▶ _WORKING DATA_
▬▬▬▬▬▬

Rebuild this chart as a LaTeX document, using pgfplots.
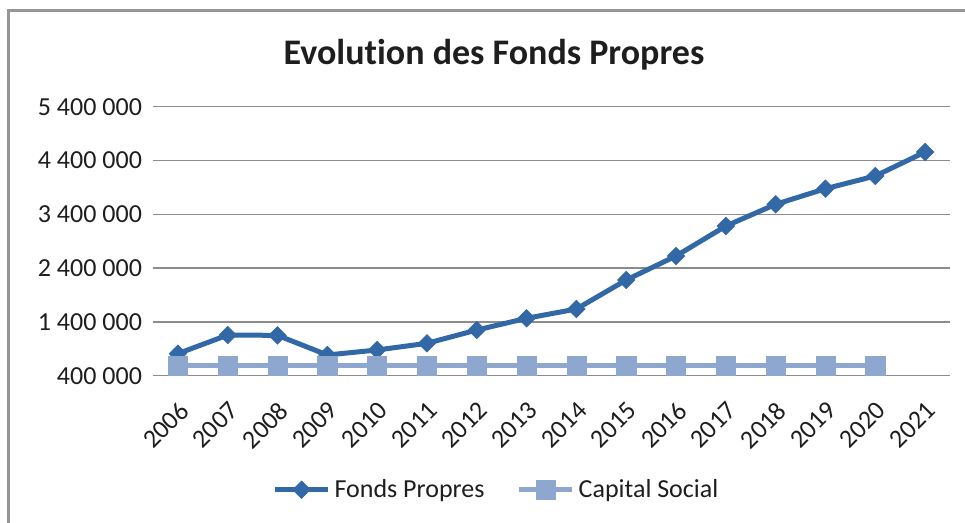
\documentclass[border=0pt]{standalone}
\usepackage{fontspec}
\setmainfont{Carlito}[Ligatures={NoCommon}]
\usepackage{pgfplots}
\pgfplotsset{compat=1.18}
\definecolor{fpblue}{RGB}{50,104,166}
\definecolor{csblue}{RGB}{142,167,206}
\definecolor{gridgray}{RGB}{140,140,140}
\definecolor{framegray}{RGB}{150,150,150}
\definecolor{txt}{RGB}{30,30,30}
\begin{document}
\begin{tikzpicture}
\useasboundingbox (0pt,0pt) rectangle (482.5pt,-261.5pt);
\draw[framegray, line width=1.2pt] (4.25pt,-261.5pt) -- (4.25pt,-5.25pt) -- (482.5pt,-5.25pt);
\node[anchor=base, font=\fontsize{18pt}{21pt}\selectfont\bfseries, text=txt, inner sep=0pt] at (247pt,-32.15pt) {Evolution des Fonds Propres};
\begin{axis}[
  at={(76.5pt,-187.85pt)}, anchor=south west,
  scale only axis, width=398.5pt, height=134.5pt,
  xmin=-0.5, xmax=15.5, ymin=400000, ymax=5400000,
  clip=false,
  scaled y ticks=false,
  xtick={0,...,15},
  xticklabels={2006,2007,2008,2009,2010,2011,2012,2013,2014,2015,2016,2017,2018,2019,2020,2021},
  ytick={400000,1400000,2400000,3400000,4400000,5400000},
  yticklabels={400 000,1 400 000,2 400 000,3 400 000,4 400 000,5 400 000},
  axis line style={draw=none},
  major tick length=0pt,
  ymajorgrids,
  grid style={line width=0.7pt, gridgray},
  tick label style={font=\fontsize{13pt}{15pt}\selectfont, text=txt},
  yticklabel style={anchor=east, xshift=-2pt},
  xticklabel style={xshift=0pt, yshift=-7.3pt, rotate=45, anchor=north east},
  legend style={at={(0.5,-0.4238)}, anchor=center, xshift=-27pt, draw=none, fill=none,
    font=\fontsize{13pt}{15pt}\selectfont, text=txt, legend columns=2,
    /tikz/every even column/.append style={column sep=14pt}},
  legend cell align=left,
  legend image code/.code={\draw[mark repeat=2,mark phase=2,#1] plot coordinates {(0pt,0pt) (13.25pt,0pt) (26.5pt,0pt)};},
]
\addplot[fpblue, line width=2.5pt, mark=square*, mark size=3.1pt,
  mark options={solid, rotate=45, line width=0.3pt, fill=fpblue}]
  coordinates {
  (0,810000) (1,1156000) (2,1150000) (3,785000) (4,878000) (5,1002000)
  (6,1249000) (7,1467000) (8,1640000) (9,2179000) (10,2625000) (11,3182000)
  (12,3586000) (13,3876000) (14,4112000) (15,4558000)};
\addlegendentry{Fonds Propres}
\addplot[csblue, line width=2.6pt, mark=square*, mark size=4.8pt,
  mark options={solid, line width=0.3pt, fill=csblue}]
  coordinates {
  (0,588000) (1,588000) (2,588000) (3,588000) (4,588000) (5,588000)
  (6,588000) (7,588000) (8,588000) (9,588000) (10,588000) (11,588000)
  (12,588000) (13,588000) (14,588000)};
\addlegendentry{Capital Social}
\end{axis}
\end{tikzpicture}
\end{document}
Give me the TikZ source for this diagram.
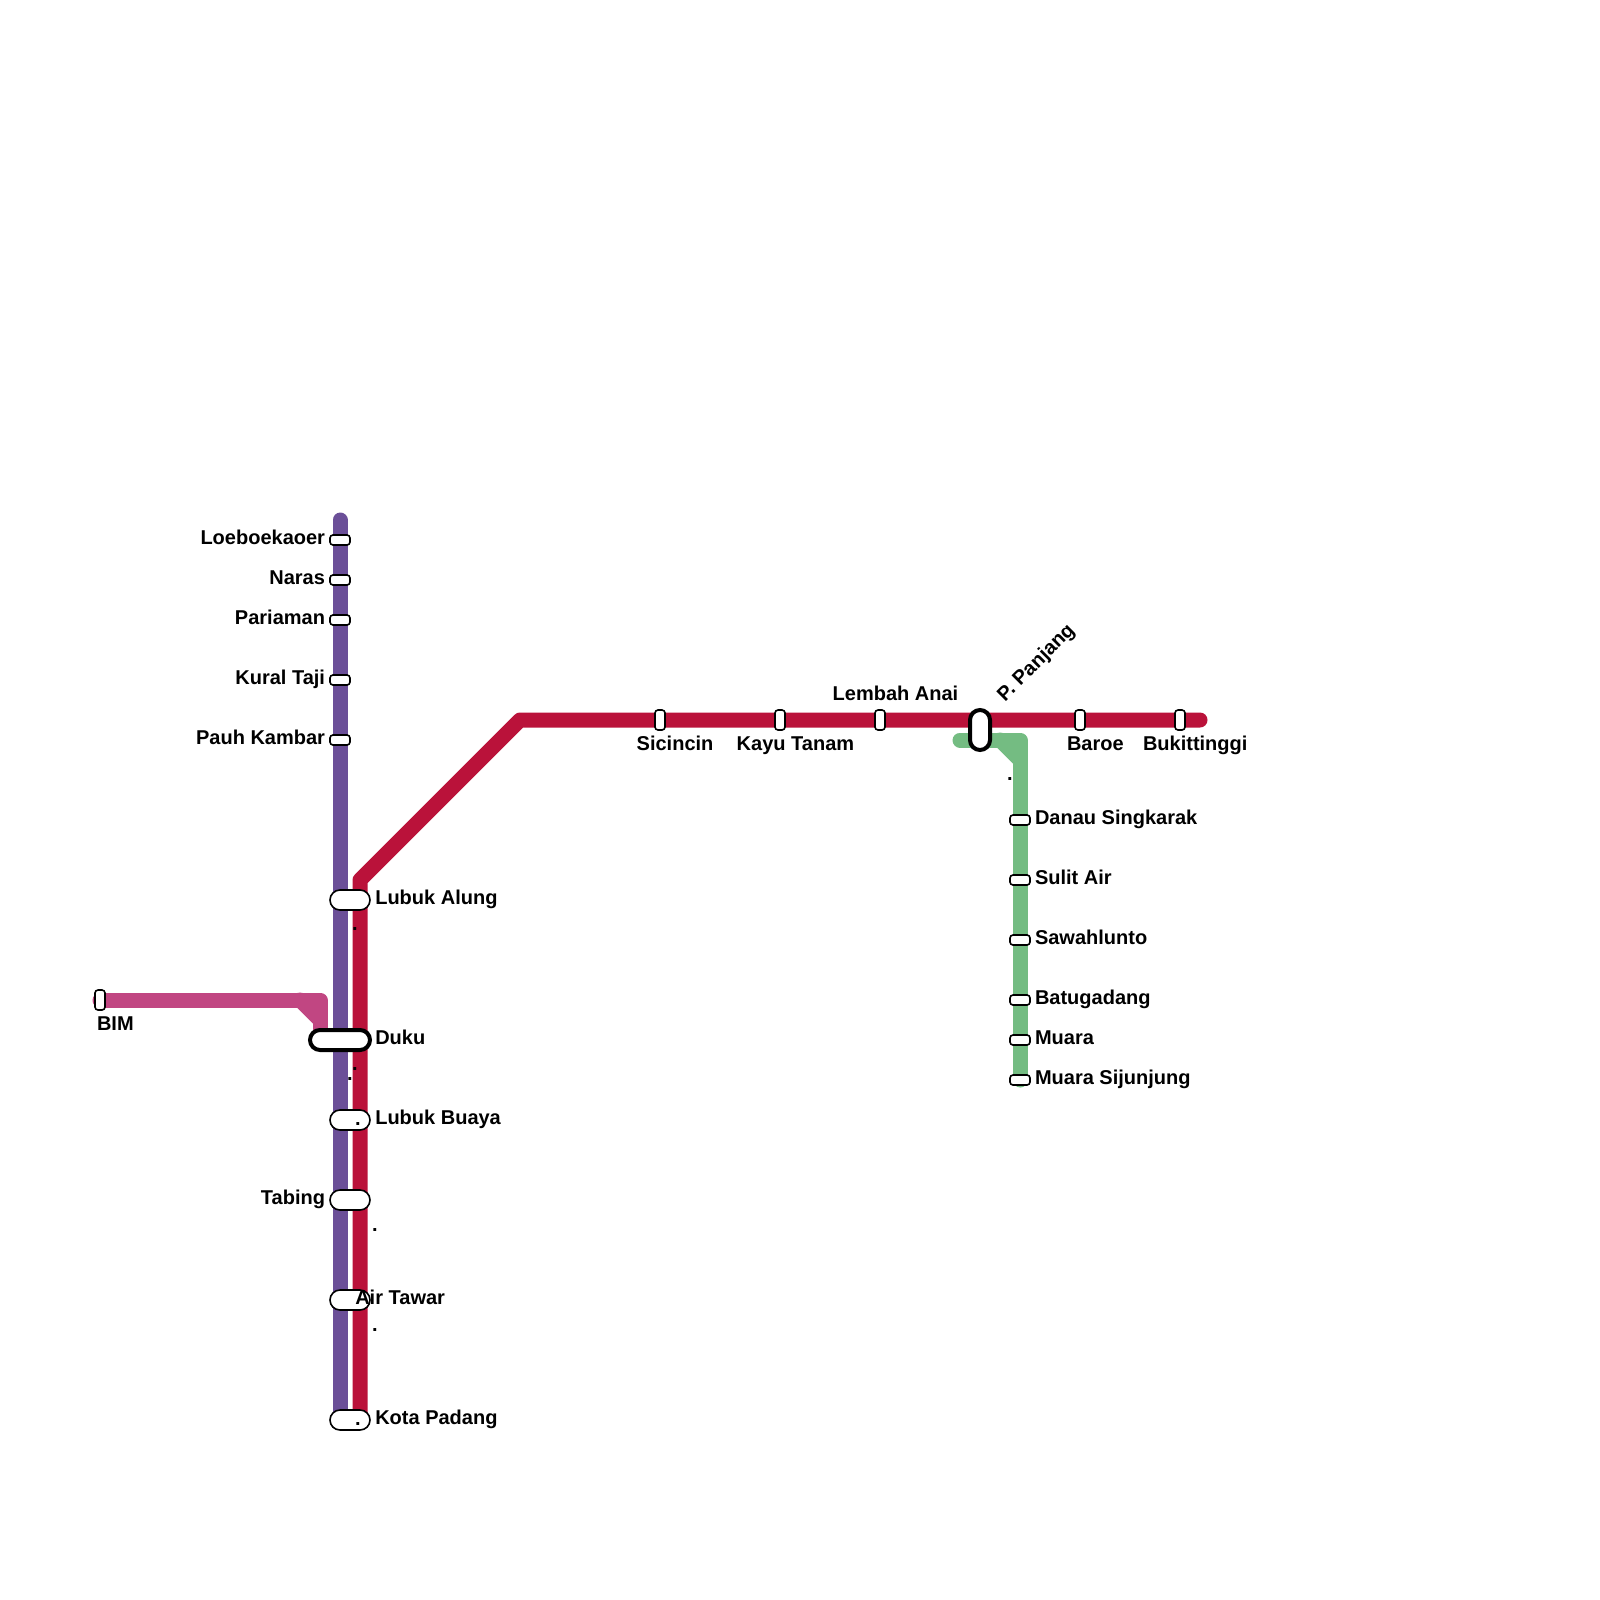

▬▬▬▬▬▬

▶ _DESCRIPTION OF THE TASK_
Transcribe the entries above verbatim, omitting their pictures.

▶ _EXERCISE OUTPUT_
Rebuild this chart as a LaTeX document, using pgfplots.
\documentclass[border=0pt]{standalone}
\usepackage{fontspec}
\setmainfont{Carlito}[Ligatures={NoCommon}]
\usepackage{pgfplots}
\pgfplotsset{compat=1.18}
\definecolor{fpblue}{RGB}{50,104,166}
\definecolor{csblue}{RGB}{142,167,206}
\definecolor{gridgray}{RGB}{140,140,140}
\definecolor{framegray}{RGB}{150,150,150}
\definecolor{txt}{RGB}{30,30,30}
\begin{document}
\begin{tikzpicture}
\useasboundingbox (0pt,0pt) rectangle (482.5pt,-261.5pt);
\draw[framegray, line width=1.2pt] (4.25pt,-261.5pt) -- (4.25pt,-5.25pt) -- (482.5pt,-5.25pt);
\node[anchor=base, font=\fontsize{18pt}{21pt}\selectfont\bfseries, text=txt, inner sep=0pt] at (247pt,-32.15pt) {Evolution des Fonds Propres};
\begin{axis}[
  at={(76.5pt,-187.85pt)}, anchor=south west,
  scale only axis, width=398.5pt, height=134.5pt,
  xmin=-0.5, xmax=15.5, ymin=400000, ymax=5400000,
  clip=false,
  scaled y ticks=false,
  xtick={0,...,15},
  xticklabels={2006,2007,2008,2009,2010,2011,2012,2013,2014,2015,2016,2017,2018,2019,2020,2021},
  ytick={400000,1400000,2400000,3400000,4400000,5400000},
  yticklabels={400 000,1 400 000,2 400 000,3 400 000,4 400 000,5 400 000},
  axis line style={draw=none},
  major tick length=0pt,
  ymajorgrids,
  grid style={line width=0.7pt, gridgray},
  tick label style={font=\fontsize{13pt}{15pt}\selectfont, text=txt},
  yticklabel style={anchor=east, xshift=-2pt},
  xticklabel style={xshift=0pt, yshift=-7.3pt, rotate=45, anchor=north east},
  legend style={at={(0.5,-0.4238)}, anchor=center, xshift=-27pt, draw=none, fill=none,
    font=\fontsize{13pt}{15pt}\selectfont, text=txt, legend columns=2,
    /tikz/every even column/.append style={column sep=14pt}},
  legend cell align=left,
  legend image code/.code={\draw[mark repeat=2,mark phase=2,#1] plot coordinates {(0pt,0pt) (13.25pt,0pt) (26.5pt,0pt)};},
]
\addplot[fpblue, line width=2.5pt, mark=square*, mark size=3.1pt,
  mark options={solid, rotate=45, line width=0.3pt, fill=fpblue}]
  coordinates {
  (0,810000) (1,1156000) (2,1150000) (3,785000) (4,878000) (5,1002000)
  (6,1249000) (7,1467000) (8,1640000) (9,2179000) (10,2625000) (11,3182000)
  (12,3586000) (13,3876000) (14,4112000) (15,4558000)};
\addlegendentry{Fonds Propres}
\addplot[csblue, line width=2.6pt, mark=square*, mark size=4.8pt,
  mark options={solid, line width=0.3pt, fill=csblue}]
  coordinates {
  (0,588000) (1,588000) (2,588000) (3,588000) (4,588000) (5,588000)
  (6,588000) (7,588000) (8,588000) (9,588000) (10,588000) (11,588000)
  (12,588000) (13,588000) (14,588000)};
\addlegendentry{Capital Social}
\end{axis}
\end{tikzpicture}
\end{document}
Give me the TikZ source for this diagram.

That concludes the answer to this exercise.